What have been your top achievements for Food Drop?

Partnering with all our retailers and charities has been fantastic, as everyone has been so committed to the mission of reducing food and ensuring surplus food goes to those in need. One of our significant achievements was launching a bespoke platform for Mcdonald’s in three working days when the first lockdown started. The platform connected surplus food in restaurants and distribution centers to charities across the U.K., more than 220 tonnes of food and drink were distributed within the first eight weight weeks of the platform going live.

What’s Next for Food Drop or to help get to zero-waste in general?

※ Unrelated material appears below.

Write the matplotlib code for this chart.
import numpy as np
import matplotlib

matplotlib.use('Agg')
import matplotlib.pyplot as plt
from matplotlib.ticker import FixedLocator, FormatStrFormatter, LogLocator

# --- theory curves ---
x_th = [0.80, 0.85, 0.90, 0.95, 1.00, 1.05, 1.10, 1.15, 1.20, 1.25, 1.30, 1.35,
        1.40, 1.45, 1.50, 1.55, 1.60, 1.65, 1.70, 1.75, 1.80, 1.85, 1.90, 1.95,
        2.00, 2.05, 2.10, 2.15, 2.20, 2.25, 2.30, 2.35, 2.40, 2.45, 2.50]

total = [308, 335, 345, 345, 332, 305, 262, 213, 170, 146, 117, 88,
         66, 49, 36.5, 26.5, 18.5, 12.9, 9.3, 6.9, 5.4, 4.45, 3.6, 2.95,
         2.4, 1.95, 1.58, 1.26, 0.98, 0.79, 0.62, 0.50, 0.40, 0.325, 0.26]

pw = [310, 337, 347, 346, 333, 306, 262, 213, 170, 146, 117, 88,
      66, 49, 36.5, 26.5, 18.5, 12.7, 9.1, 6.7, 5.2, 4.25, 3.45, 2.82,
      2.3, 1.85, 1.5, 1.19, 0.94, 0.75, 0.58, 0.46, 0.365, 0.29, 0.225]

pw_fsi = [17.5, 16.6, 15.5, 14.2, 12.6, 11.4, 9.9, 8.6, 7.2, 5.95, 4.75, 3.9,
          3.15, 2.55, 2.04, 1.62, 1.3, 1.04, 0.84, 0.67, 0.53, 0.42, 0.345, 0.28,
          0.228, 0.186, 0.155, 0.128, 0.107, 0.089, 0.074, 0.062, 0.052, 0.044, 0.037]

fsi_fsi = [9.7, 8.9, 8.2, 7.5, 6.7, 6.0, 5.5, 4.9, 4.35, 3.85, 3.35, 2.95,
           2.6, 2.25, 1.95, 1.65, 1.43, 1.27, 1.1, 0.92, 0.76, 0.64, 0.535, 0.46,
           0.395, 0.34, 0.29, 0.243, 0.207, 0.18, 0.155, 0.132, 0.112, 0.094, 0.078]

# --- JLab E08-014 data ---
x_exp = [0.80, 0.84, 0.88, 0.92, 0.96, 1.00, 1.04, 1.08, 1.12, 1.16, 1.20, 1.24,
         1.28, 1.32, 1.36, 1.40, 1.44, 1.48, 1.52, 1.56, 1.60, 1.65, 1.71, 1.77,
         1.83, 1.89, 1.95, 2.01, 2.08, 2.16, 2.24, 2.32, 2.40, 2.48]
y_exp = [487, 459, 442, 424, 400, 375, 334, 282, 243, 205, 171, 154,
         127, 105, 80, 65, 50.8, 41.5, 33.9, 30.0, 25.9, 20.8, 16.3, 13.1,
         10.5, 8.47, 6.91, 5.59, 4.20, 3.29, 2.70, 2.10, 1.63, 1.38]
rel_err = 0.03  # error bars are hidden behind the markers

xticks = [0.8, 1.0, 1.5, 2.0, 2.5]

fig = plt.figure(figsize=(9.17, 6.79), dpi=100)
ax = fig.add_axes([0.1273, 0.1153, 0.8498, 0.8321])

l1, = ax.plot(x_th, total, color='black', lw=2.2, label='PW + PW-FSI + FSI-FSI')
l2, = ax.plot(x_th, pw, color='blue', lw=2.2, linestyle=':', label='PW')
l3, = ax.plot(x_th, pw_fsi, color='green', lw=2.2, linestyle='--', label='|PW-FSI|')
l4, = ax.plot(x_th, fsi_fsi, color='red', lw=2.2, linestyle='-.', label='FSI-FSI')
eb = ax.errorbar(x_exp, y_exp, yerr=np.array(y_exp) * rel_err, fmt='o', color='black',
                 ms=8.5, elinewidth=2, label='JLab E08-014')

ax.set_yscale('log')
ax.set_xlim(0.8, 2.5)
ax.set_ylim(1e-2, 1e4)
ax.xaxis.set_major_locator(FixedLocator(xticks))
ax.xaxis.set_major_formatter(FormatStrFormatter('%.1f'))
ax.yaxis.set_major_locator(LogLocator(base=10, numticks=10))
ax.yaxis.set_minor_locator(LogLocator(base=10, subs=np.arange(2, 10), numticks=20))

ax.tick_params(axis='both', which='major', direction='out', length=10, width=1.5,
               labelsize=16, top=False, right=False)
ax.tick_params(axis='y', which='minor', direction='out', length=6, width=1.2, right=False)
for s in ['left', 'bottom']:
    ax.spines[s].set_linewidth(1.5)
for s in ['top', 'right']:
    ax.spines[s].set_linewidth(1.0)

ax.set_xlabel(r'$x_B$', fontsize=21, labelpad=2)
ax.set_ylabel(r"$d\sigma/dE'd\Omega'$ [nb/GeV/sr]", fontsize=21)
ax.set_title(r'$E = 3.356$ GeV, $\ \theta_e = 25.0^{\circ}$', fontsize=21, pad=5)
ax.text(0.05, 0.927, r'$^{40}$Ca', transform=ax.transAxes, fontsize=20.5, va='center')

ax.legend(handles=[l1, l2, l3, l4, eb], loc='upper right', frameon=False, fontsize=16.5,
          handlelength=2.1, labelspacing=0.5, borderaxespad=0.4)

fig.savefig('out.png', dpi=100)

Food waste is a growing problem, with more than a third of all food wasted. I think there is massive potential for Food Drop to continue to grow and help a range of retailers. I also believe there is potential for the platform to assist in the redistribution of other surplus items.

Top Tips for reducing food waste while we’re in lockdown?

My number one tip would be to use your freezer! If I see any veg or fruit is coming to an end, I’ll chop it up and pop it in the freezer. I have found this especially useful for avocados which I buy in bulk and use frozen in my smoothies. The second would be to check what you have before you go food shopping, and if possible plan your meals ahead, so you’re buying what you need. My third tip would be to get creative and try to use up what you have left, one of my favourite dishes is to make a vegetarian lasagne and use up all the leftover vegetables in my fridge.